Israeli President Isaac Herzog has characterized the recent series of attacks from Iran as nothing short of a “declaration of war” against the State of Israel.

This proclamation comes amidst escalating tensions between the two nations, with Iran’s aggressive actions prompting serious concerns within Israel and the international community.

The sequence of events leading to Herzog’s grave assessment began with a barrage of 300 ballistic missiles and drones launched by Iran towards Israel over the weekend.

While the Israeli defense forces managed to intercept a significant portion of these projectiles, the sheer scale of the assault sent shockwaves through the region.

President Herzog’s assertion of war was underscored by Israel’s careful consideration of its response options and ongoing discussions with its global partners.

The gravity of the situation prompted the convening of the G7, where member nations reaffirmed their commitment to Israel’s security, recognizing the severity of Iran’s actions.

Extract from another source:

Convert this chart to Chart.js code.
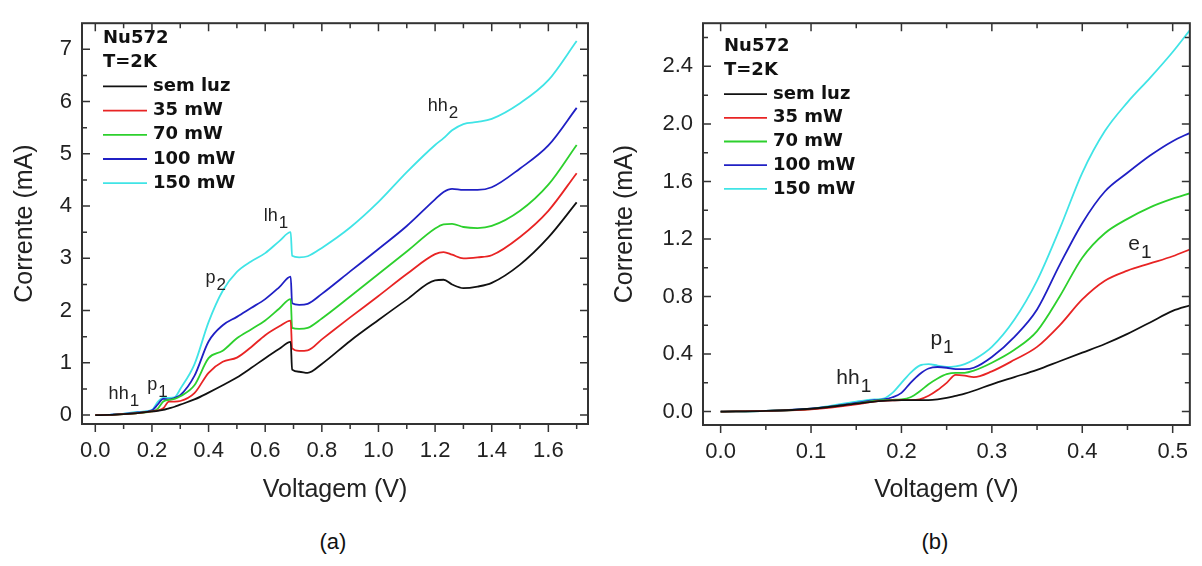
<!DOCTYPE html>
<html>
<head>
<meta charset="utf-8">
<script src="https://cdn.jsdelivr.net/npm/chart.js@4.4.1/dist/chart.umd.min.js"></script>
<style>
  body { margin: 0; background: #fff; width: 1202px; height: 566px; position: relative; overflow: hidden;
         font-family: "Liberation Sans", Arial, sans-serif; }
  #chartA { position: absolute; left: 0; top: 0; }
  #chartB { position: absolute; left: 600px; top: 0; }
  .cap { position: absolute; top: 529px; width: 60px; text-align: center; font-size: 22px; color: #111; }
</style>
</head>
<body>
<canvas id="chartA" width="600" height="520"></canvas>
<canvas id="chartB" width="602" height="520"></canvas>
<div class="cap" style="left:303px">(a)</div>
<div class="cap" style="left:905px">(b)</div>
<script>
// series names and colours
var seriesNames = ['sem luz', '35 mW', '70 mW', '100 mW', '150 mW'];
var seriesColors = ['#111111', 'rgb(232,36,36)', 'rgb(45,208,45)', 'rgb(32,32,196)', 'rgb(64,228,230)'];

// (a) full sweep
var leftVolt = [0, 0.05, 0.1, 0.15, 0.2, 0.22, 0.24, 0.26, 0.28, 0.3, 0.35, 0.4, 0.45, 0.5, 0.55, 0.6, 0.65, 0.69, 0.695,
                0.72, 0.75, 0.8, 0.9, 1.0, 1.1, 1.2, 1.23, 1.26, 1.3, 1.35, 1.4, 1.5, 1.6, 1.7];
var leftSemLuz = [0, 0.005, 0.02, 0.04, 0.07, 0.08, 0.1, 0.13, 0.16, 0.2, 0.3, 0.43, 0.57, 0.72, 0.9, 1.09, 1.27, 1.40, 0.87,
                  0.83, 0.81, 0.98, 1.42, 1.82, 2.21, 2.58, 2.59, 2.50, 2.43, 2.46, 2.53, 2.88, 3.40, 4.07];
var left35 = [0, 0.005, 0.02, 0.04, 0.07, 0.09, 0.13, 0.26, 0.26, 0.27, 0.42, 0.81, 1.02, 1.10, 1.30, 1.53, 1.70, 1.81, 1.28,
              1.23, 1.24, 1.45, 1.87, 2.28, 2.70, 3.08, 3.12, 3.07, 3.00, 3.02, 3.06, 3.41, 3.91, 4.63];
var left70 = [0, 0.005, 0.02, 0.04, 0.07, 0.12, 0.26, 0.29, 0.31, 0.36, 0.57, 1.09, 1.23, 1.47, 1.64, 1.81, 2.04, 2.22, 1.67,
              1.65, 1.67, 1.85, 2.27, 2.70, 3.13, 3.57, 3.65, 3.66, 3.60, 3.58, 3.62, 3.91, 4.41, 5.17];
var left100 = [0, 0.005, 0.025, 0.05, 0.09, 0.2, 0.31, 0.30, 0.33, 0.38, 0.75, 1.41, 1.72, 1.88, 2.05, 2.22, 2.45, 2.65, 2.14,
               2.11, 2.13, 2.32, 2.75, 3.18, 3.62, 4.13, 4.27, 4.33, 4.31, 4.31, 4.36, 4.72, 5.16, 5.88];
var left150 = [0, 0.005, 0.03, 0.06, 0.1, 0.25, 0.33, 0.33, 0.34, 0.5, 0.97, 1.78, 2.38, 2.74, 2.94, 3.1, 3.33, 3.50, 3.05,
               3.02, 3.04, 3.2, 3.59, 4.08, 4.65, 5.17, 5.30, 5.45, 5.57, 5.61, 5.67, 5.97, 6.41, 7.16];
var leftXTicks = [0, 0.1, 0.2, 0.3, 0.4, 0.5, 0.6, 0.7, 0.8, 0.9, 1.0, 1.1, 1.2, 1.3, 1.4, 1.5, 1.6, 1.7];
var leftYTicks = [0, 0.5, 1, 1.5, 2, 2.5, 3, 3.5, 4, 4.5, 5, 5.5, 6, 6.5, 7];

// (b) low-voltage detail
var rightVolt = [0, 0.05, 0.1, 0.15, 0.17, 0.18, 0.19, 0.2, 0.21, 0.22, 0.23, 0.24, 0.25, 0.26, 0.27, 0.28, 0.3,
                 0.325, 0.35, 0.375, 0.4, 0.425, 0.45, 0.475, 0.5, 0.52];
var rightSemLuz = [0, 0.005, 0.02, 0.055, 0.07, 0.075, 0.078, 0.08, 0.08, 0.08, 0.08, 0.085, 0.095, 0.11, 0.125, 0.145, 0.19,
                   0.24, 0.29, 0.35, 0.41, 0.47, 0.54, 0.62, 0.70, 0.74];
var right35 = [0, 0.005, 0.015, 0.05, 0.07, 0.075, 0.078, 0.08, 0.08, 0.085, 0.11, 0.15, 0.2, 0.255, 0.25, 0.24, 0.28,
               0.36, 0.45, 0.6, 0.78, 0.91, 0.98, 1.03, 1.08, 1.13];
var right70 = [0, 0.005, 0.018, 0.055, 0.075, 0.08, 0.082, 0.085, 0.1, 0.14, 0.19, 0.23, 0.26, 0.27, 0.27, 0.285, 0.34,
               0.43, 0.56, 0.8, 1.07, 1.24, 1.34, 1.42, 1.48, 1.52];
var right100 = [0, 0.005, 0.02, 0.06, 0.08, 0.085, 0.1, 0.13, 0.2, 0.26, 0.3, 0.31, 0.305, 0.295, 0.295, 0.305, 0.38,
                0.52, 0.71, 1.02, 1.31, 1.53, 1.66, 1.78, 1.88, 1.94];
var right150 = [0, 0.005, 0.02, 0.07, 0.085, 0.09, 0.13, 0.2, 0.27, 0.32, 0.33, 0.32, 0.31, 0.315, 0.33, 0.36, 0.45,
                0.64, 0.91, 1.27, 1.66, 1.95, 2.15, 2.32, 2.5, 2.66];
var rightXTicks = [0, 0.05, 0.1, 0.15, 0.2, 0.25, 0.3, 0.35, 0.4, 0.45, 0.5];
var rightYTicks = [0, 0.2, 0.4, 0.6, 0.8, 1.0, 1.2, 1.4, 1.6, 1.8, 2.0, 2.2, 2.4, 2.6];

// peak labels, in data units
var leftNotes = [
  {t: 'hh', s: '1', x: 0.047, y: 0.30},
  {t: 'p', s: '1', x: 0.183, y: 0.48},
  {t: 'p', s: '2', x: 0.389, y: 2.53},
  {t: 'lh', s: '1', x: 0.595, y: 3.72},
  {t: 'hh', s: '2', x: 1.174, y: 5.82}
];
var rightNotes = [
  {t: 'hh', s: '1', x: 0.128, y: 0.19},
  {t: 'p', s: '1', x: 0.232, y: 0.46},
  {t: 'e', s: '1', x: 0.451, y: 1.12}
];

Chart.defaults.font.family = '"Liberation Sans", Arial, sans-serif';
Chart.defaults.color = '#222';

function isMajor(v, step) {
  return Math.abs(v / step - Math.round(v / step)) < 1e-6;
}

function makeSets(volt, rows) {
  return rows.map(function (vals, i) {
    return {
      label: seriesNames[i],
      data: volt.map(function (v, k) { return {x: v, y: vals[k]}; }),
      borderColor: seriesColors[i],
      borderWidth: 1.8,
      pointRadius: 0,
      cubicInterpolationMode: 'monotone',
      fill: false
    };
  });
}

// frame with inward ticks (bottom ticks point outward)
var frameTicks = {
  id: 'frameTicks',
  afterDraw: function (chart, args, o) {
    var ctx = chart.ctx, a = chart.chartArea, xs = chart.scales.x, ys = chart.scales.y;
    ctx.save();
    ctx.strokeStyle = '#333';
    ctx.lineWidth = 1.5;
    ctx.beginPath();
    o.xTicks.forEach(function (v) {
      var px = xs.getPixelForValue(v);
      var len = isMajor(v, o.xMajor) ? 8 : 5;
      ctx.moveTo(px, a.bottom); ctx.lineTo(px, a.bottom + len);
      ctx.moveTo(px, a.top); ctx.lineTo(px, a.top + len);
    });
    o.yTicks.forEach(function (v) {
      var py = ys.getPixelForValue(v);
      var len = isMajor(v, o.yMajor) ? 8 : 5;
      ctx.moveTo(a.left, py); ctx.lineTo(a.left + len, py);
      ctx.moveTo(a.right, py); ctx.lineTo(a.right - len, py);
    });
    ctx.stroke();
    ctx.lineWidth = 2;
    ctx.strokeRect(a.left, a.top, a.right - a.left, a.bottom - a.top);
    ctx.restore();
  }
};

// legend block and peak labels drawn inside the plot
var decor = {
  id: 'decor',
  afterDatasetsDraw: function (chart, args, o) {
    var ctx = chart.ctx, xs = chart.scales.x, ys = chart.scales.y;
    var L = o.legend;
    ctx.save();
    ctx.fillStyle = '#111';
    ctx.textBaseline = 'middle';
    ctx.textAlign = 'left';
    ctx.font = 'bold 18px "DejaVu Sans", Verdana, sans-serif';
    ctx.fillText('Nu572', L.x, L.y);
    ctx.fillText('T=2K', L.x, L.y + L.gap);
    chart.data.datasets.forEach(function (ds, i) {
      var y = L.y + L.gap * (i + 2);
      ctx.strokeStyle = ds.borderColor;
      ctx.lineWidth = 1.8;
      ctx.beginPath();
      ctx.moveTo(L.x, y); ctx.lineTo(L.x + L.lineLen, y);
      ctx.stroke();
      ctx.fillText(ds.label, L.x + L.lineLen + 6, y);
    });
    ctx.textBaseline = 'alphabetic';
    ctx.fillStyle = '#222';
    o.notes.forEach(function (n) {
      var px = xs.getPixelForValue(n.x), py = ys.getPixelForValue(n.y);
      ctx.font = o.noteSize + 'px "Liberation Sans", Arial, sans-serif';
      ctx.fillText(n.t, px, py);
      var w = ctx.measureText(n.t).width;
      ctx.font = o.subSize + 'px "Liberation Sans", Arial, sans-serif';
      ctx.fillText(n.s, px + w + 1, py + o.subDrop);
    });
    ctx.restore();
  }
};

function axisOpts(cfg) {
  return {
    x: {
      type: 'linear', min: cfg.xMin, max: cfg.xMax,
      afterBuildTicks: function (ax) { ax.ticks = cfg.xTicks.map(function (v) { return {value: v}; }); },
      afterFit: function (ax) { ax.height = cfg.xHeight; },
      grid: {display: false, drawTicks: false},
      border: {display: false},
      ticks: {
        autoSkip: false, maxRotation: 0, padding: 14, color: '#222', font: {size: 22},
        callback: function (v) { return isMajor(v, cfg.xMajor) ? v.toFixed(1) : ''; }
      },
      title: {display: true, text: 'Voltagem (V)', color: '#222', font: {size: 25}, padding: {top: 0, bottom: 15}}
    },
    y: {
      type: 'linear', min: cfg.yMin, max: cfg.yMax,
      afterBuildTicks: function (ax) { ax.ticks = cfg.yTicks.map(function (v) { return {value: v}; }); },
      afterFit: function (ax) { ax.width = cfg.yWidth; },
      grid: {display: false, drawTicks: false},
      border: {display: false},
      ticks: {
        autoSkip: false, padding: 10, color: '#222', font: {size: 22},
        callback: function (v) { return isMajor(v, cfg.yMajor) ? cfg.yFmt(v) : ''; }
      },
      title: {display: true, text: 'Corrente (mA)', color: '#222', font: {size: 25}, padding: {top: 10, bottom: 0}}
    }
  };
}

new Chart(document.getElementById('chartA'), {
  type: 'line',
  data: {datasets: makeSets(leftVolt, [leftSemLuz, left35, left70, left100, left150])},
  options: {
    responsive: false,
    animation: false,
    layout: {padding: {left: 0, top: 15, right: 12, bottom: 0}},
    scales: axisOpts({
      xMin: -0.047, xMax: 1.74, xTicks: leftXTicks, xMajor: 0.2, xHeight: 96,
      yMin: -0.17, yMax: 7.5, yTicks: leftYTicks, yMajor: 1, yWidth: 82,
      yFmt: function (v) { return String(Math.round(v)); }
    }),
    plugins: {
      legend: {display: false},
      tooltip: {enabled: false},
      frameTicks: {xTicks: leftXTicks, yTicks: leftYTicks, xMajor: 0.2, yMajor: 1},
      decor: {legend: {x: 103, y: 38, gap: 24.2, lineLen: 44}, notes: leftNotes, noteSize: 18, subSize: 17, subDrop: 7}
    }
  },
  plugins: [frameTicks, decor]
});

new Chart(document.getElementById('chartB'), {
  type: 'line',
  data: {datasets: makeSets(rightVolt, [rightSemLuz, right35, right70, right100, right150])},
  options: {
    responsive: false,
    animation: false,
    layout: {padding: {left: 0, top: 23, right: 1, bottom: 0}},
    scales: axisOpts({
      xMin: -0.0195, xMax: 0.519, xTicks: rightXTicks, xMajor: 0.1, xHeight: 95,
      yMin: -0.093, yMax: 2.70, yTicks: rightYTicks, yMajor: 0.4, yWidth: 103,
      yFmt: function (v) { return v.toFixed(1); }
    }),
    plugins: {
      legend: {display: false},
      tooltip: {enabled: false},
      frameTicks: {xTicks: rightXTicks, yTicks: rightYTicks, xMajor: 0.1, yMajor: 0.4},
      decor: {legend: {x: 124, y: 46.7, gap: 23.7, lineLen: 43}, notes: rightNotes, noteSize: 21, subSize: 19, subDrop: 8}
    }
  },
  plugins: [frameTicks, decor]
});
</script>
</body>
</html>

However, the United States, a key ally of Israel, took a nuanced stance. President Joe Biden conveyed to Israeli Prime Minister Benjamin Netanyahu that, given the limited casualties and damage resulting from the attacks, the US would not support retaliatory strikes against Iran.

This position, though strategic, reflects a delicate balancing act in maintaining stability in the volatile Middle East region.

Meanwhile, Russian Foreign Minister Sergei Lavrov and his Iranian counterpart Hossein Amir-Abdollahian cautioned against further escalation, emphasizing the potential for heightened tensions and provocative acts to exacerbate the situation.

In response to the escalating crisis, the Nigerian government issued a call for restraint, urging both Iran and Israel to prioritize peaceful resolution and diplomatic efforts to ease tensions.

This appeal reflects the broader international consensus on the need to prevent further escalation and mitigate the risk of a wider conflict in the Middle East.

As Israel grapples with the implications of Iran’s aggressive actions and weighs its response options, President Herzog reiterated Israel’s commitment to peace while emphasizing the need to defend its people.

Despite calls for restraint from global allies, Israel remains vigilant in safeguarding its security amidst the growing threat posed by Iran’s belligerent behavior.

The coming days are likely to be critical as Israel navigates the complexities of its response while international efforts intensify to defuse the escalating tensions between Iran and Israel.

The specter of war looms large, underscoring the urgency of diplomatic engagement and concerted efforts to prevent further escalation in the region.